*PROVIDED MATERIAL*
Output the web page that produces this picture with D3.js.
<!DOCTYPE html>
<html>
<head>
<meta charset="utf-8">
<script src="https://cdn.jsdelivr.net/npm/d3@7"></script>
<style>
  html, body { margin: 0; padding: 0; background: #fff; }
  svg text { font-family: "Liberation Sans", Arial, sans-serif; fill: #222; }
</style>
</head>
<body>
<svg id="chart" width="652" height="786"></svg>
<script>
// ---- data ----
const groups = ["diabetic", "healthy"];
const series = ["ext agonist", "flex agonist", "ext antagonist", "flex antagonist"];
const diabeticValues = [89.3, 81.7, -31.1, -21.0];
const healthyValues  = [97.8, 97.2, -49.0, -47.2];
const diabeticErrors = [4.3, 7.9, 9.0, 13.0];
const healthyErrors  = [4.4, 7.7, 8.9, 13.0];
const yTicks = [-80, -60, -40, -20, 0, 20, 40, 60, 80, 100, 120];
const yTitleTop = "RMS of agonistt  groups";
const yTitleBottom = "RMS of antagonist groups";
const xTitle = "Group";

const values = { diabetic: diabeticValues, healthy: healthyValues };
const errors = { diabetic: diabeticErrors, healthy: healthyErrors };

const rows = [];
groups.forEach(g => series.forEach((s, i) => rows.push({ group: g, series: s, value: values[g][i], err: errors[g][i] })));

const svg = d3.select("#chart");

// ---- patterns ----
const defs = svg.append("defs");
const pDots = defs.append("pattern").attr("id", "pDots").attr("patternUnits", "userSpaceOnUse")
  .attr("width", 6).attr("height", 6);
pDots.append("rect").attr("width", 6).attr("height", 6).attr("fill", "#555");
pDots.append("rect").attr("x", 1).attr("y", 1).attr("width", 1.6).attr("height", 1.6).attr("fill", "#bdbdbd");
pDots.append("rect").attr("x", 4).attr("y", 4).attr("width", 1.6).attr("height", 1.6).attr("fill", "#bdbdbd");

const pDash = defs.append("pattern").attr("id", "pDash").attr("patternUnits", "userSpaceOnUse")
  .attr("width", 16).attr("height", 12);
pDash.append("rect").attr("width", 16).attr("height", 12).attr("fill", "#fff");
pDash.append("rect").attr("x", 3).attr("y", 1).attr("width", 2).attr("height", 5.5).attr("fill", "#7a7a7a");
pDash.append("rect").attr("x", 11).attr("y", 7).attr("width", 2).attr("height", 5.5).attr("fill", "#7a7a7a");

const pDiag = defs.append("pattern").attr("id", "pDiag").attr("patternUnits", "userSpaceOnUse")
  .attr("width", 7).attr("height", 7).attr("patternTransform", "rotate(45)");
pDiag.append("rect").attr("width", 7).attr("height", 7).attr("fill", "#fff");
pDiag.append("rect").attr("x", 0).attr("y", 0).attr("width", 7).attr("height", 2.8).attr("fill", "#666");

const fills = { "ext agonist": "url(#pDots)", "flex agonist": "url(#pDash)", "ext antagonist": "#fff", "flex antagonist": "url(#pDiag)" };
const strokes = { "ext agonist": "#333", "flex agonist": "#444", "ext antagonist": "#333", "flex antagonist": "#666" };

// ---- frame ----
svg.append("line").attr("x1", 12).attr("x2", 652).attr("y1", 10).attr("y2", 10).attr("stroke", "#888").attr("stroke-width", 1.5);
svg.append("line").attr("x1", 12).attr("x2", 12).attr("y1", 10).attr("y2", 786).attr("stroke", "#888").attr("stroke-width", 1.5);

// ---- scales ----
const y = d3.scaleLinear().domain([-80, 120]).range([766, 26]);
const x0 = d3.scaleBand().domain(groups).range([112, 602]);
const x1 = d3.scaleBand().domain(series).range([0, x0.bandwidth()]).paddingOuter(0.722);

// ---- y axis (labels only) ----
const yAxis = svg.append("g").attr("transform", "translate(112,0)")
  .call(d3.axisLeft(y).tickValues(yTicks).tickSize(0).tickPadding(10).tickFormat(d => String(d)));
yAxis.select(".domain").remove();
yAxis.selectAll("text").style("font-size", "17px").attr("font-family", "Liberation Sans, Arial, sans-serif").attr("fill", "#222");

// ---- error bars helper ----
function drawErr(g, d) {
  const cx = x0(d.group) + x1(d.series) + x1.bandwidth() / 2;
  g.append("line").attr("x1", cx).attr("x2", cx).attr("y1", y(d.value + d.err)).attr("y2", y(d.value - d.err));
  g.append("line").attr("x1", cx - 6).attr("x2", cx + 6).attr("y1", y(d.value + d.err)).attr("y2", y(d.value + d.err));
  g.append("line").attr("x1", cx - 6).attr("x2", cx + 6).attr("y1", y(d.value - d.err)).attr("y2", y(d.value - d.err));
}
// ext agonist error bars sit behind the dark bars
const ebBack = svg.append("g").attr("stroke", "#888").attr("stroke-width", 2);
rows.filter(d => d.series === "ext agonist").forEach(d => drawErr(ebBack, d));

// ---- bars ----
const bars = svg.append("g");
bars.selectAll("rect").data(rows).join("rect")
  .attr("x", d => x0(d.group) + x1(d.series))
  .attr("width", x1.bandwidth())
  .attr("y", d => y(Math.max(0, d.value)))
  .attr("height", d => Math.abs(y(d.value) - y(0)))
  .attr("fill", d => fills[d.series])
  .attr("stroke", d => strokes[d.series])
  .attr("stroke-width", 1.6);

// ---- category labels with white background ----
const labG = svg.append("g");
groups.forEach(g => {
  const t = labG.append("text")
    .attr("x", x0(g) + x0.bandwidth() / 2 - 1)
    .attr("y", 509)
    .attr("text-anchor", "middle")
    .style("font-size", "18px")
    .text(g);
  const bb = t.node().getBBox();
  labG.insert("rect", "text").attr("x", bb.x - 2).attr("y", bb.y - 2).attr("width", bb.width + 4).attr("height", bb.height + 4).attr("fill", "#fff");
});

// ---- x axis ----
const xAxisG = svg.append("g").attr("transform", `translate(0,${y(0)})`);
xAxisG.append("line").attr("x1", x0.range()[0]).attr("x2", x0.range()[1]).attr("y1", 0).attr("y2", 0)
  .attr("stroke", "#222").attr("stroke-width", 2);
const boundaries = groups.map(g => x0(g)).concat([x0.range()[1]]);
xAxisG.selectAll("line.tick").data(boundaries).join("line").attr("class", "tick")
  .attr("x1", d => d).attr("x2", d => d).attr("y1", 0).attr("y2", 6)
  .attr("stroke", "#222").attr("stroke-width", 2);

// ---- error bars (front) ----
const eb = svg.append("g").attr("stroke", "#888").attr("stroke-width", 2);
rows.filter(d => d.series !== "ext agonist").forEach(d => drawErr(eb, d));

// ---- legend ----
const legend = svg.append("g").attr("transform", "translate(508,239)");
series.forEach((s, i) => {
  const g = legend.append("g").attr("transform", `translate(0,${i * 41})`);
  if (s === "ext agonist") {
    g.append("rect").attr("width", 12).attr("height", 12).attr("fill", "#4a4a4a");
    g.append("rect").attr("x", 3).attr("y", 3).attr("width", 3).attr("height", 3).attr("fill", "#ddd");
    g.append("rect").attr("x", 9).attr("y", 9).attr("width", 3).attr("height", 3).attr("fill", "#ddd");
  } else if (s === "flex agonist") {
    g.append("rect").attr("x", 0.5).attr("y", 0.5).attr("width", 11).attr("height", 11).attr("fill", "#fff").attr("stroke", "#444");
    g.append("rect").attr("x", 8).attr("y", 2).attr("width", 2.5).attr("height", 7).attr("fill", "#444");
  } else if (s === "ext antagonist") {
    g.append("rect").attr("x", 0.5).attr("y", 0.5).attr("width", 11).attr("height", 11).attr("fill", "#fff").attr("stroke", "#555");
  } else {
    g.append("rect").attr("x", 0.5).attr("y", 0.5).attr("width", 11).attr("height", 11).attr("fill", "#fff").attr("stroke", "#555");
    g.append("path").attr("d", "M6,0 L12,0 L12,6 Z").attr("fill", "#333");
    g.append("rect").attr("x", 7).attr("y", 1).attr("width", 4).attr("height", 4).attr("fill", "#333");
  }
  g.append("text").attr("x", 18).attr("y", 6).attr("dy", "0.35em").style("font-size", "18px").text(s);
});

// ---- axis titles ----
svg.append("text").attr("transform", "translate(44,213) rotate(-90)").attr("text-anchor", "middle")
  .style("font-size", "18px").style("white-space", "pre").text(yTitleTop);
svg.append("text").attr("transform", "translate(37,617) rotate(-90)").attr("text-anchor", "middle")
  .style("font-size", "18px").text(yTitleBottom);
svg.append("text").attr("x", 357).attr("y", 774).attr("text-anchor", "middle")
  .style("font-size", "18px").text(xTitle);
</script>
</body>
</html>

*GIVEN EXERCISE*
Tally up how many lines in the preceding listing contain the word "with". Give nothing but the number.

*EXERCISE OUTPUT*
2